To Hate Like This Is to Be Happy Forever

A book review as we wait for Duke to lose and UNC to win:


Will Blythe didn't really write a book about the UNC-Duke rivalry, and the result is much better than the standard sportswriter's history. The rivalry's there, of course. Dean Smith's wry humility and Mike Krzyzewski's corporate enthusiasm are still the opposing tent poles of the book under which a parade of players, sportwriters and fans pass under. But the book itself is about families - individual and collective ones.

Blythe devotes a good chunk of the pages to his own family, and their role in his basketball loyalties. His late father was a UNC medical professor with an incredible pride in his alma mater and home state, but no real interest the games the students are playing in shorts, while his mother is an adopted Carolinian and a rabid hoops fans. They're contrasted to Melvin Scott's extended family, supporting him as he adjusts to a smaller role on a championship team. Interspersed among this is a parade of players (including Shavlik Randolph, who comes across as extremely sympathetic in discussing his playing time, Caulton Tudor's column, and his mother cuttin gup his food) fans with more of a familial relationship to their teams than their blood relatives, and assorted media types doing their media typing.

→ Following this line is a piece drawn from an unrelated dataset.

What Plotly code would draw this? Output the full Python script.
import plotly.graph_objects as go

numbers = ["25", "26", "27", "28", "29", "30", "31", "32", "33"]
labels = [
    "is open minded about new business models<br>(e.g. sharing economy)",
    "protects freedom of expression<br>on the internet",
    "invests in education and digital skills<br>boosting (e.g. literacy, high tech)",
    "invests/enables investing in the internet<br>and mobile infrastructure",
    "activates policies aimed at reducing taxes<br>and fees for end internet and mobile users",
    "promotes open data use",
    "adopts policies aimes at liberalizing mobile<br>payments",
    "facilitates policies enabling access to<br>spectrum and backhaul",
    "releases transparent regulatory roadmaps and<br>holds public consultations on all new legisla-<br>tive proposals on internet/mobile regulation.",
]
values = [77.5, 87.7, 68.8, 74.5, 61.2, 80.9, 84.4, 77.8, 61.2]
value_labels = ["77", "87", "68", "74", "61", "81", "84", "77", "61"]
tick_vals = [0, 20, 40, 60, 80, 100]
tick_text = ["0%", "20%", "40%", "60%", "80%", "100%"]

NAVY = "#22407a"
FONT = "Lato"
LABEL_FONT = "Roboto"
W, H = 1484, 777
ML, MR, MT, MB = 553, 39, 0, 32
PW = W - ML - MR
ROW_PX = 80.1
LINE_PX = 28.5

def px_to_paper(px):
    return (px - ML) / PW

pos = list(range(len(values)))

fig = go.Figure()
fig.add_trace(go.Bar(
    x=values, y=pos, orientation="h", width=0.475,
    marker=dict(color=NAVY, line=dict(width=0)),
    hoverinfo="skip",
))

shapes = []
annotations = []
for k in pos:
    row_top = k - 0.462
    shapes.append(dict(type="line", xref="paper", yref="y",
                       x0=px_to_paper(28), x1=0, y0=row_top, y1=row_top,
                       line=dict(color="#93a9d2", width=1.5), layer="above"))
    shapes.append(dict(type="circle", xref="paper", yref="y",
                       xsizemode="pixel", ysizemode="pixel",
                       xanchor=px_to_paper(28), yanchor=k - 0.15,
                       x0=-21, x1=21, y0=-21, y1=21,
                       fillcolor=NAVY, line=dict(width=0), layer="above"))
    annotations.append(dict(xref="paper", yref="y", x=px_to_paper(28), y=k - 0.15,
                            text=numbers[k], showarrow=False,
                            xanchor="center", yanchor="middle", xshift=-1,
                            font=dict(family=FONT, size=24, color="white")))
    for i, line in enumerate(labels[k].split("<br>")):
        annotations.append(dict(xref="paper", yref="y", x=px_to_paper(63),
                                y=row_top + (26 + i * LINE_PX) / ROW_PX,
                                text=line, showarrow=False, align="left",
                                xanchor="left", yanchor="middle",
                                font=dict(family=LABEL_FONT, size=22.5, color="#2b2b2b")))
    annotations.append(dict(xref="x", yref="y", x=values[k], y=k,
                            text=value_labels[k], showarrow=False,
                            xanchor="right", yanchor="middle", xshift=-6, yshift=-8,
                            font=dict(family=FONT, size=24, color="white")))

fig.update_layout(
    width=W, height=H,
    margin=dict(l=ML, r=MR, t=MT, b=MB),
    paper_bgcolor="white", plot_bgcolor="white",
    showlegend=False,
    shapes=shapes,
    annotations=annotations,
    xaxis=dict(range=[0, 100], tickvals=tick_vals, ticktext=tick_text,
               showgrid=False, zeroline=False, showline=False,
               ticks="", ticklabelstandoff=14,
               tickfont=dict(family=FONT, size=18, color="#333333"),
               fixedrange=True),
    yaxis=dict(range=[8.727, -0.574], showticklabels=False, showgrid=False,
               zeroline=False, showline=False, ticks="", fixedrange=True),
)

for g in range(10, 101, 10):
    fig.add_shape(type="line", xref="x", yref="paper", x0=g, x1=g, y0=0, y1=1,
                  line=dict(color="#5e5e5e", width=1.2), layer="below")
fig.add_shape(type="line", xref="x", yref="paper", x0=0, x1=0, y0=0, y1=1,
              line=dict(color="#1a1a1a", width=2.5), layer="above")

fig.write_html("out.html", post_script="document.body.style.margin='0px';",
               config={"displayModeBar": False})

The book is remarkably balanced with regards to the rivalry, from stating its biases on the cover to freely admitting there are times when the matchup isn't the biggest thing in sports. But it also elevates the bad blood to the importance it does hold in most people's hearts, detailing the stresses it puts on the author's own relationships in New York and discussing the overarching implications of Duke hatred with Buddhist professors and Methodist ministers on Franklin Street. And while Art Heyman slings his usual bullshit, and J.J. Redick can't realy hide the side of him that irritates opposing fans, Blythe has a love for everyone on both sides of the divide that seeps through in his writing. This is a book that's enjoyable to both Carolina and Duke fan alike. But keep in mind Blue Devils, in the last chapter only one team cuts down the nets in St. Louis.